Lent starts today. Every year I see so many people deciding to fast some sort of social media or all of social media as a way of cleansing and refreshing their lives and relationships. If you talk to any of my close friends you know that I agree with this decision, but that is not exactly what I want to talk about here, nor is Lent.
I’ve been thinking a LOT about social media and how it affects my relationships. It is both a hindrance and a blessing! I know there are people who are against all forms of social media, so let me talk about the great aspects first
If you do not already know this about me, I am a full time photographer and I travel a lot for my job. This would not be possible for me if it wasn’t for Facebook and Instagram and God (of course!). Let’s face it… I am not a very business savvy gal. I am introverted and awkward in person if I don’t know you, but I am able to feel like myself when I write! Some of my best connections have been made over social media and I have met truly amazing people! I’ve been able to make and maintain long distance relationships and feel like I am a part of those lives who are so far away.

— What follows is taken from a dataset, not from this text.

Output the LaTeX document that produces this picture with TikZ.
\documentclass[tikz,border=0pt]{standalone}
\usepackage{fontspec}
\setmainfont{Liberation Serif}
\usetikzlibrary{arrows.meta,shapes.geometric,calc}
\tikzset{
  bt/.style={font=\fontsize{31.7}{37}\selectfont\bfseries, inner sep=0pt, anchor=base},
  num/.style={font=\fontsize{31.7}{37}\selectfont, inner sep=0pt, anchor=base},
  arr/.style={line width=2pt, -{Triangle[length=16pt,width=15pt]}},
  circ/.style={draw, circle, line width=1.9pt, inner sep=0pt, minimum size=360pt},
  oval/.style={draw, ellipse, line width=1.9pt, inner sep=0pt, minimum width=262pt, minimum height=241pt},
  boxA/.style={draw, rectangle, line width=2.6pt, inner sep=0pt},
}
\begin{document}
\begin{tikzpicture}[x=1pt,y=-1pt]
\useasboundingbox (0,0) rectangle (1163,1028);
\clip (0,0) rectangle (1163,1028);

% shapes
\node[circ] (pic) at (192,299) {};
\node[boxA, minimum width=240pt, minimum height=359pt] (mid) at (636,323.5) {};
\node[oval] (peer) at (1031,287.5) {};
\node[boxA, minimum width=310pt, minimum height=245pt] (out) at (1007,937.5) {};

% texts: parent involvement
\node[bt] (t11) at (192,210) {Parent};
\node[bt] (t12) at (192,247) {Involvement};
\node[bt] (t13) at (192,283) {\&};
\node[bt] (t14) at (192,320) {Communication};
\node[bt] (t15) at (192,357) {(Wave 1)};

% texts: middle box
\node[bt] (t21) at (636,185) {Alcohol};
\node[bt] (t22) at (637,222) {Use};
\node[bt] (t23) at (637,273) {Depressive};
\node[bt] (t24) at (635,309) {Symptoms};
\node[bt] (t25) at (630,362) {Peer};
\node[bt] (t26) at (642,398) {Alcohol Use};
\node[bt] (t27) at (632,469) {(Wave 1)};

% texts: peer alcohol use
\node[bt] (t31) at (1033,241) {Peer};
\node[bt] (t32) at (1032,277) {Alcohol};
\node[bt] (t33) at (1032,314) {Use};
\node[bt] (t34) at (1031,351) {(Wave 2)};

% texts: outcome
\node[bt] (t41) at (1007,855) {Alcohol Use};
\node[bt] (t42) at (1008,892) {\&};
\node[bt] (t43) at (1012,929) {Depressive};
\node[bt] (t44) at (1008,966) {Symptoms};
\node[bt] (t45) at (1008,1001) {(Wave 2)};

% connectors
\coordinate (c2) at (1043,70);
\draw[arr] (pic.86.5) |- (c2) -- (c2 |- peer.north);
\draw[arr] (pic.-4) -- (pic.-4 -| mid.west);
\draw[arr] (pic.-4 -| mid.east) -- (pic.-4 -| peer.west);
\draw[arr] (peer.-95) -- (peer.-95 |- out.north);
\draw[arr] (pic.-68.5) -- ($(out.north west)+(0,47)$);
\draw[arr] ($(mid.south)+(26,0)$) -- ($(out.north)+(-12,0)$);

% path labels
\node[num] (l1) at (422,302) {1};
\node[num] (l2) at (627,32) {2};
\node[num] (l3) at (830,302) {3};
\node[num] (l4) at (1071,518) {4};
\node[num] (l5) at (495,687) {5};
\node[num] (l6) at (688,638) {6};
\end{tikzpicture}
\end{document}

A very specific blessing for me has been the power of prayer and camaraderie… a familiar story… a common belief. This past fall I shared about our struggle with infertility. The response from all of you was overwhelming! We can and are enriching each other’s lives when we share our stories openly and encourage each other. I do believe that social media has strengthened the ability to connect in this way.
On the other side, I’ve found what I call my “tangible” relationships becoming shallow. These are relationships in my real life. My here and now. Family and dear friends. The ones I can cry to and rejoice with and be the deepest, rawest form of myself with!

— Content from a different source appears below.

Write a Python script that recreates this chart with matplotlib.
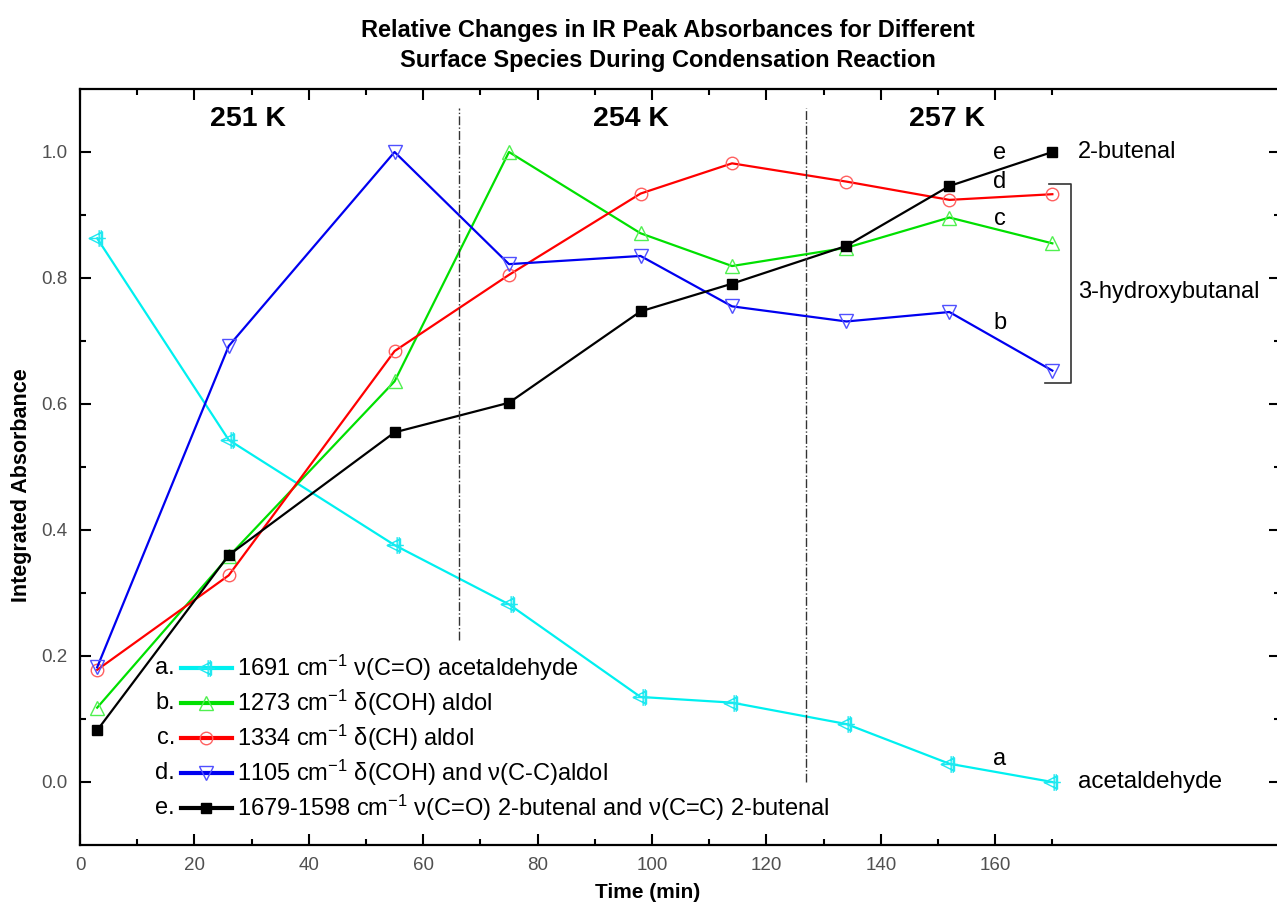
import matplotlib.pyplot as plt
import numpy as np
from matplotlib.path import Path
from matplotlib.lines import Line2D

plt.rcParams['font.family'] = ['Liberation Sans', 'DejaVu Sans']
plt.rcParams['mathtext.fontset'] = 'custom'
plt.rcParams['mathtext.rm'] = 'Liberation Sans'
plt.rcParams['mathtext.it'] = 'Liberation Sans:italic'

# Zeitpunkte (min)
time = [3, 26, 55, 75, 98, 114, 134, 152, 170]

# normierte integrierte Absorbanzen
acetaldehyde = [0.863, 0.543, 0.376, 0.282, 0.135, 0.126, 0.092, 0.029, 0.0]
coh_1273 = [0.118, 0.358, 0.636, 1.0, 0.871, 0.819, 0.848, 0.896, 0.855]
ch_1334 = [0.178, 0.328, 0.684, 0.805, 0.934, 0.982, 0.953, 0.924, 0.933]
coh_1105 = [0.182, 0.692, 1.0, 0.822, 0.835, 0.755, 0.731, 0.746, 0.653]
butenal = [0.082, 0.36, 0.555, 0.602, 0.747, 0.791, 0.851, 0.946, 1.0]

legend_keys = ['a.', 'b.', 'c.', 'd.', 'e.']
legend_labels = [
    r'1691 cm$^{-1}$ ν(C=O) acetaldehyde',
    r'1273 cm$^{-1}$ δ(COH) aldol',
    r'1334 cm$^{-1}$ δ(CH) aldol',
    r'1105 cm$^{-1}$ δ(COH) and ν(C-C)aldol',
    r'1679-1598 cm$^{-1}$ ν(C=O) 2-butenal and ν(C=C) 2-butenal',
]

temp_labels = ['251 K', '254 K', '257 K']
temp_x = [29.4, 96.3, 151.6]
boundaries = [66.3, 127.0]

# Origin-artiger Marker: Dreieck links mit Kreuz
verts = [(-1, 0), (0.6, 0.8), (0.6, -0.8), (-1, 0),
         (-1, 0), (1, 0),
         (0.2, -1), (0.2, 1),
         (0.45, -1), (0.45, 1)]
codes = [Path.MOVETO, Path.LINETO, Path.LINETO, Path.CLOSEPOLY,
         Path.MOVETO, Path.LINETO,
         Path.MOVETO, Path.LINETO,
         Path.MOVETO, Path.LINETO]
cross_tri = Path(verts, codes)

series = [
    (acetaldehyde, '#00F0F0', '#20E8F0', cross_tri, 12, 'none'),
    (coh_1273, '#00E000', '#50F050', '^', 10, 'none'),
    (ch_1334, '#FF0000', '#FF6060', 'o', 9, 'none'),
    (coh_1105, '#0000F0', '#5050FF', 'v', 10, 'none'),
    (butenal, 'black', 'black', 's', 7, 'black'),
]

fig = plt.figure(figsize=(12.77, 9.07), dpi=100)
ax = fig.add_axes([80 / 1277, (907 - 845) / 907, 1200 / 1277, (845 - 89) / 907])

for vals, lc, mc, mk, ms, mfc in series:
    ax.plot(time, vals, '-', color=lc, lw=1.6, marker=mk, markersize=ms,
            markeredgecolor=mc, markerfacecolor=mfc, markeredgewidth=1.0)

# Temperaturbereiche
ax.axvline(boundaries[0], ymin=(0.225 + 0.1) / 1.2, ymax=(1.07 + 0.1) / 1.2,
           color='#333333', lw=1.0, ls='-.')
ax.axvline(boundaries[1], ymin=(0.0 + 0.1) / 1.2, ymax=(1.07 + 0.1) / 1.2,
           color='#333333', lw=1.0, ls='-.')
for tx, tl in zip(temp_x, temp_labels):
    ax.text(tx, 1.053, tl, ha='center', va='center', fontsize=20.5, fontweight='bold')

# Kurzbezeichnungen
for lab, yy in zip(['e', 'd', 'c', 'b', 'a'], [0.998, 0.952, 0.893, 0.729, 0.037]):
    ax.text(160.8, yy, lab, ha='center', va='center', fontsize=17)
ax.text(174.5, 1.0, '2-butenal', ha='left', va='center', fontsize=17)
ax.text(174.5, 0.777, '3-hydroxybutanal', ha='left', va='center', fontsize=17)
ax.text(174.5, 0.0, 'acetaldehyde', ha='left', va='center', fontsize=17.5)
ax.plot([169.4, 173.2, 173.2, 168.8], [0.949, 0.949, 0.634, 0.634],
        color='#333333', lw=1.2)

# Legende manuell (Buchstabe vor dem Symbol)
for i, (key, text, s) in enumerate(zip(legend_keys, legend_labels, series)):
    yy = (845 - (668 + 35 * i)) / 756
    ax.text((175 - 80) / 1200, yy, key, transform=ax.transAxes,
            ha='right', va='center', fontsize=17)
    ax.add_line(Line2D([(181 - 80) / 1200, (232 - 80) / 1200], [yy, yy],
                       transform=ax.transAxes, color=s[1], lw=3.0))
    ax.add_line(Line2D([(206 - 80) / 1200], [yy], transform=ax.transAxes,
                       marker=s[3], markersize=s[4], markeredgecolor=s[2],
                       markerfacecolor=s[5], markeredgewidth=1.0, color=s[1]))
    ax.text((237 - 80) / 1200, yy, text, transform=ax.transAxes,
            ha='left', va='center', fontsize=17)

ax.set_xlim(0, 209.8)
ax.set_ylim(-0.1, 1.1)
ax.set_xticks(np.arange(0, 161, 20))
ax.set_xticks(np.arange(10, 171, 20), minor=True)
ax.set_yticks(np.arange(0, 1.01, 0.2))
ax.set_yticks([0.1, 0.3, 0.5, 0.7, 0.9], minor=True)
ax.set_yticklabels(['0.0', '0.2', '0.4', '0.6', '0.8', '1.0'])
ax.tick_params(which='both', direction='in', top=True, right=True,
               width=1.5, labelsize=13.5, labelcolor='#505050', pad=9)
ax.tick_params(which='major', length=8)
ax.tick_params(which='minor', length=4)
for sp in ax.spines.values():
    sp.set_linewidth(1.6)

fig.text(668 / 1277, 1 - 30 / 907, 'Relative Changes in IR Peak Absorbances for Different',
         ha='center', va='center', fontsize=17, fontweight='bold')
fig.text(668 / 1277, 1 - 60 / 907, 'Surface Species During Condensation Reaction',
         ha='center', va='center', fontsize=17, fontweight='bold')
fig.text(22 / 1277, 1 - 485 / 907, 'Integrated Absorbance', rotation=90,
         ha='center', va='center', fontsize=15.5, fontweight='bold')
fig.text(648 / 1277, 1 - 893 / 907, 'Time (min)', ha='center', va='center',
         fontsize=15, fontweight='bold')

fig.savefig('out.png', dpi=100)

A couple months ago, I had a friend fast FB and IG for 20 days. During this time we had a phone conversation that opened my eyes to just how much social media has been a nuisance when it comes to my actual conversations with people. Because I knew that she had no idea what I had been up to, when she asked me what was going on… I told her. Everything. And it felt. so. good. I sent her pictures of a quilt I was making. I told her about new adventures Dan and I were dreaming up. We just chatted about life… about all the things any friends would chat about, but I had a revelation through that conversation. It felt so right because I knew she had no clue as to what I had been up to!
I feel like we have this weird expectation that if it’s online you should already know… taking the realness out of our relationships.
The fact that so many feel they need to give up social media for Lent shows me that there is a very real problem here. Even those, like myself, who see the good in it, want a break. But what happens when 40 days are over and we are sucked back in?
I don’t ever see myself jumping off the FB or IG train. But I do want to change my mentality around it. Lately I have been purposely avoiding going out of my way to catch up with my “tangibles” via social media. I might see something here and there, but I want to regain realness in those relationships. It is my goal to find a balance between social media and life. It will be trial and error, but I want to share with my friends and family what is going on in my life and I want them to share with me. Relationships need to be nurtured. A friend sent me an unedited picture of her boys playing in the sun in their living room one afternoon. There was no reason for her to send it. She just wanted to share with me a quick snapshot of her life. Another friend sent a postcard with some sweet words. Just because. These things are such small gestures in the big picture, but mean the world!
So it will be a long road of undoing and relearning and refocusing and reconnecting, but I am excited for heartfelt and unedited conversations over tea or a long walk or even a hand written letter for those who are not as close as I would like. Will you join me?